The feeders are going! They look a bit like alien invaders, but they are actually barrels on legs filled with whole corn and fitted with a device that throws the corn out at set intervals. We start them up, three of them, every year at this time and keep them going until around late February or so. It's a hunter thing. Other landowners around here have feeders going in addition to food plots planted just for game attraction. There are no croplands close by. That's part of the attraction of the property for me-- no chemicals running off onto my place. However, it limits food availability for wildlife.
During the fall, feeders attract game animals to the property, and they help the animals make it through the winter. As is the case with all hunter sponsored wildlife activities, non-game animals benefit also. Once the feeders are going and there are signs of activity, it's time for the trail cameras. They are motion activated and have a flash for nighttime. Pictures include a date and time stamp to identify patterns. Although this big boy came in during the morning, once the season starts he'll become more nocturnal, coming in after shooting hours.
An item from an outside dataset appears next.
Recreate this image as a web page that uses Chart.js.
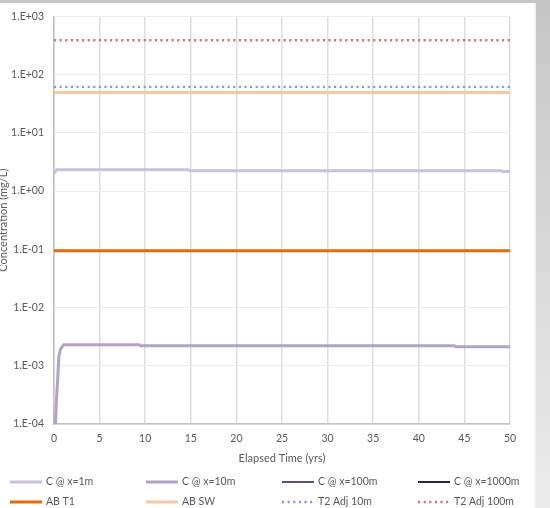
<!DOCTYPE html>
<html>
<head>
<meta charset="utf-8">
<script src="https://cdn.jsdelivr.net/npm/chart.js@4/dist/chart.umd.min.js"></script>
<style>
  html, body { margin: 0; padding: 0; }
  body { width: 550px; height: 508px; overflow: hidden; position: relative;
         background: linear-gradient(to bottom, #c6c6c6, #ececec); }
  #panel { position: absolute; left: 0; top: 3px; width: 534px; height: 505px; background: #fff;
           border-right: 2px solid #f2f2f2; }
  #wrap { position: absolute; left: 0; top: 0; width: 550px; height: 508px; }
</style>
</head>
<body>
<div id="panel"></div>
<div id="wrap"><canvas id="concChart" width="550" height="508"></canvas></div>
<script>
// series (time in yrs, concentration in mg/L)
const c1Time = [0, 0.3, 14.7, 14.9, 49.0, 49.2, 50];
const c1Conc = [2.0, 2.33, 2.33, 2.24, 2.24, 2.17, 2.17];

const c10Time = [0.1, 0.16, 0.27, 0.42, 0.53, 0.71, 1.07, 9.3, 9.5, 43.9, 44.1, 50];
const c10Conc = [5e-5, 1e-4, 2.6e-4, 6.5e-4, 1.43e-3, 1.93e-3, 2.3e-3, 2.3e-3, 2.2e-3, 2.2e-3, 2.12e-3, 2.12e-3];

// C @ x=100m and C @ x=1000m stay below the plotted range
const c100Time = [];
const c100Conc = [];
const c1000Time = [];
const c1000Conc = [];

const limitTime = [0, 50];
const abT1 = [0.094, 0.094];
const abSW = [49, 49];
const t2Adj10 = [61.5, 61.5];
const t2Adj100 = [388, 388];

const xTicks = [0, 5, 10, 15, 20, 25, 30, 35, 40, 45, 50];
const yTicks = [1e-4, 1e-3, 1e-2, 1e-1, 1e0, 1e1, 1e2, 1e3];

const seriesNames = ['C @ x=1m', 'C @ x=10m', 'C @ x=100m', 'C @ x=1000m', 'AB T1', 'AB SW', 'T2 Adj 10m', 'T2 Adj 100m'];

function pts(t, v) {
    return t.map((x, i) => ({ x: x, y: v[i] }));
}

function sciLabel(v) {
    const e = Math.round(Math.log10(v));
    return '1.E' + (e < 0 ? '-' : '+') + String(Math.abs(e)).padStart(2, '0');
}

const FONT = 'Lato';
const TXT = '#595959';

function line(label, data, color, width, dash) {
    return {
        label: label,
        data: data,
        borderColor: color,
        backgroundColor: color,
        borderWidth: width,
        borderDash: dash || [],
        pointRadius: 0,
        tension: 0,
        fill: false
    };
}

// legend drawn as a 4 x 2 grid like the original
const gridLegend = {
    id: 'gridLegend',
    afterDraw(chart) {
        const c = chart.ctx;
        c.save();
        c.font = '10.5px ' + FONT;
        c.textBaseline = 'middle';
        chart.data.datasets.forEach((ds, i) => {
            const x = 10 + (i % 4) * 136;
            const y = 482 + Math.floor(i / 4) * 20;
            c.strokeStyle = ds.borderColor;
            c.lineWidth = ds.borderWidth;
            c.setLineDash(ds.borderDash);
            c.beginPath();
            c.moveTo(x, y);
            c.lineTo(x + 32, y);
            c.stroke();
            c.setLineDash([]);
            c.fillStyle = TXT;
            c.fillText(ds.label, x + 36, y);
        });
        c.restore();
    }
};

new Chart(document.getElementById('concChart').getContext('2d'), {
    type: 'line',
    data: {
        datasets: [
            line(seriesNames[0], pts(c1Time, c1Conc), '#ccc1da', 3),
            line(seriesNames[1], pts(c10Time, c10Conc), '#b3a2c7', 3),
            line(seriesNames[2], pts(c100Time, c100Conc), '#604a7b', 2),
            line(seriesNames[3], pts(c1000Time, c1000Conc), '#2f2542', 2),
            line(seriesNames[4], pts(limitTime, abT1), '#e46c0a', 3),
            line(seriesNames[5], pts(limitTime, abSW), '#fac7a0', 3),
            line(seriesNames[6], pts(limitTime, t2Adj10), '#7f9fd3', 2.3, [2.2, 3.4]),
            line(seriesNames[7], pts(limitTime, t2Adj100), '#d47373', 2.3, [2.2, 3.4])
        ]
    },
    options: {
        responsive: false,
        animation: false,
        layout: { padding: { left: 0, right: 40, top: 16, bottom: 0 } },
        plugins: { legend: { display: false }, tooltip: { enabled: false } },
        scales: {
            x: {
                type: 'linear',
                min: 0,
                max: 50,
                afterBuildTicks: s => { s.ticks = xTicks.map(v => ({ value: v })); },
                afterFit: s => { s.height = 84; },
                ticks: { color: TXT, font: { family: FONT, size: 10.5 }, padding: 8, maxRotation: 0 },
                grid: { color: '#dedede', lineWidth: 1.5, drawTicks: false },
                border: { color: '#c4c4c4', width: 1.5 },
                title: {
                    display: true, text: 'Elapsed Time (yrs)', color: TXT,
                    font: { family: FONT, size: 11 }, padding: { top: 0, bottom: 43.4 }
                }
            },
            y: {
                type: 'logarithmic',
                min: 1e-4,
                max: 1e3,
                afterBuildTicks: s => { s.ticks = yTicks.map(v => ({ value: v })); },
                afterFit: s => { s.width = 54; },
                ticks: { color: TXT, font: { family: FONT, size: 10.5 }, padding: 10, callback: v => sciLabel(v) },
                grid: { color: '#eeede4', lineWidth: 1, drawTicks: false },
                border: { color: '#bfbfbf', width: 1.5 },
                title: {
                    display: true, text: 'Concentration (mg/L)', color: TXT,
                    font: { family: FONT, size: 11 }, padding: { top: -3, bottom: 0 }
                }
            }
        }
    },
    plugins: [gridLegend]
});
</script>
</body>
</html>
Hopefully, these bandits will keep visiting the feeders instead of visiting the henhouse. Other critters-- rodents, rabbits, and squirrels--sometimes attract predators. We've seen bobcats and a fox on trailcam pics.
Yes, a hunter would gladly harvest the buck, but a doe with a spotted fawn? Uh-uh. A barren doe? Sure. Turkeys? Sure, if the season is open. Somehow during the spring turkey season, these guys are not on the place. It's good to see these guys though because few hunters had a shot at a turkey this last season. Proves there're some still around.
We only harvest animals we're going to eat. I'm not too fond of squirrel or rabbit, so as far as I'm concerned, those guys are safe. Other pictures show crows, bluejays, and other birds. One picture showed an armadillo visiting. I really enjoy looking at trailcam pictures.....ahhhhhhhh, the country life!